Keep your tyres pumped for an easier ride

Keep your tyres pumped to the pressure written on the tyre wallYour tyres connect you to the road. The right tyres, in good condition make all the difference to your ride. What are the right tyres? That depends on the kind of bike you have and the riding you do.

When you’re mostly on dirt on your mountain bike, you want knobbly tyres for stability. Watch they’re not too knobbly, though. Unless your bike is made for a wider tyre, stick to between 1.75″ and 1.95″ diameter. If you’re mostly on sealed roads on your mountain or hybrid bike, slicks or semi-slicks will be the go. The less aggressive tread means your wheels will roll more easily on the smoother surface. Road bike tyres are the “slickest”, designed for low resistance.

No matter what sort of tyres you have, make sure you keep them pumped up properly. Underinflated tyres have a larger surface area in contact with the road. Not only does that make it harder to push, you increase the wear and risk of a puncture.

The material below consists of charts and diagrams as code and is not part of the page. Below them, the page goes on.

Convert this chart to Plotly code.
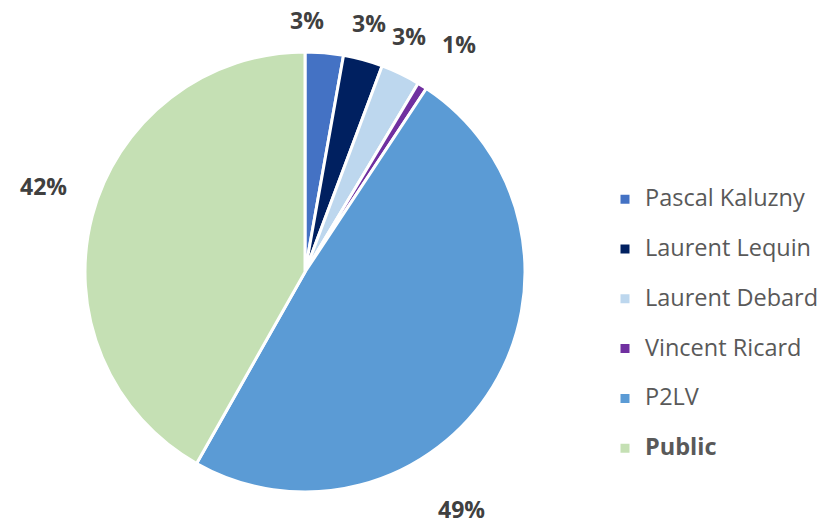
import plotly.graph_objects as go

# ---- data ----
names = ["Pascal Kaluzny", "Laurent Lequin", "Laurent Debard", "Vincent Ricard", "P2LV", "Public"]
shares = [2.8, 2.9, 2.9, 0.7, 48.9, 41.8]
colors = ["#4472C4", "#002060", "#BDD7EE", "#7030A0", "#5B9BD5", "#C5E0B4"]
bold_legend = [False, False, False, False, False, True]

# ---- layout constants ----
W, H = 838, 525
pie_left, pie_right, pie_top, pie_bottom = 85, 525, 52, 492
# label anchor positions (pixels) for the percentage texts
label_px = [(307, 20), (369, 23), (409, 36), (459, 44), (461, 509), (43, 186)]

total = sum(shares)
legend_labels = []
for n, b in zip(names, bold_legend):
    t = f"<b>{n}</b>" if b else n
    legend_labels.append(f'<span style="font-size:23.5px">{t}</span><br> ')

fig = go.Figure(go.Pie(
    labels=legend_labels,
    values=shares,
    sort=False,
    direction="clockwise",
    rotation=0,
    marker=dict(colors=colors, line=dict(color="white", width=3)),
    textinfo="none",
    hoverinfo="label+percent",
    domain=dict(x=[pie_left / W, pie_right / W], y=[(H - pie_bottom) / H, (H - pie_top) / H]),
))

annotations = []
for v, (px, py) in zip(shares, label_px):
    annotations.append(dict(
        x=px / W, y=1 - py / H, xref="paper", yref="paper",
        text=f"<b>{round(v / total * 100):.0f}%</b>",
        showarrow=False, xanchor="center", yanchor="middle",
        font=dict(family="Open Sans", size=23, color="#404040"),
    ))

fig.update_layout(
    width=W, height=H,
    margin=dict(l=0, r=0, t=0, b=0),
    paper_bgcolor="white", plot_bgcolor="white",
    font=dict(family="Open Sans", color="#595959"),
    annotations=annotations,
    showlegend=True,
    legend=dict(
        x=605 / W, y=1 - 181 / H, xanchor="left", yanchor="top",
        font=dict(family="Open Sans", size=18, color="#595959"),
        valign="top", bgcolor="rgba(0,0,0,0)",
    ),
)

fig.write_html("out.html", config={"displayModeBar": False},
               post_script="document.body.style.margin='0';")
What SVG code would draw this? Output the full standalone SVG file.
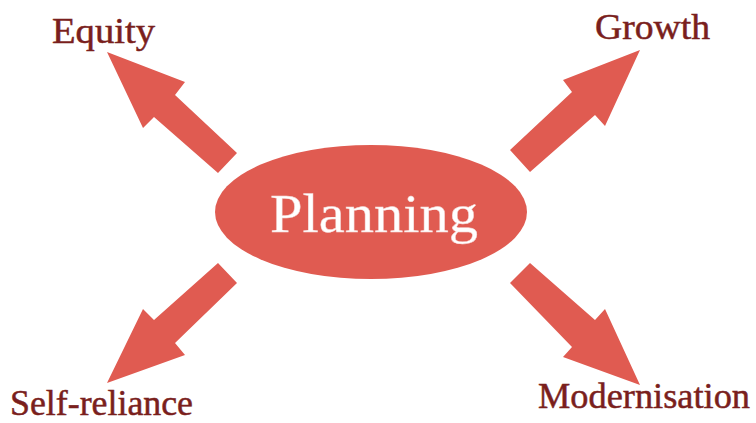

The recommended pressure is always written on the wall of the tyre. It will range from 45psi for a mountain bike tyre to around 120psi for a good road bike tyre. How do you know when you’ve got enough air in the tyre? The thumb pressure test is not very accurate – a gauge is your best bet.

If you have schrader (same as car) valves on your tubes, stop into your nearest service station to check them regularly. If you have presta (or French) valves, a floor pump with a built-in pressure gauge is a great investment. You can also get an adapter for presta valves that allows you to use a service station pump. The service station will get your tyres to about 65 psi. For anything above that you’ll need the floor pump.

Check your tyres regularly. You’ll often pick up bits of glass, quartz, metal or wire. Eventually they’ll work their way through your tyre to puncture your tube. Pick them out before they do. You can fill small cuts in your tyres with a dob of silicone or vulcanising glue to keep them healthy. Take special care on grass. Three cornered jacks, also known as bindies, are especially nasty and grass is the best place to pick them up.

And just as with a car, replace your tyres when they’re worn so you maintain the best contact with the riding surface.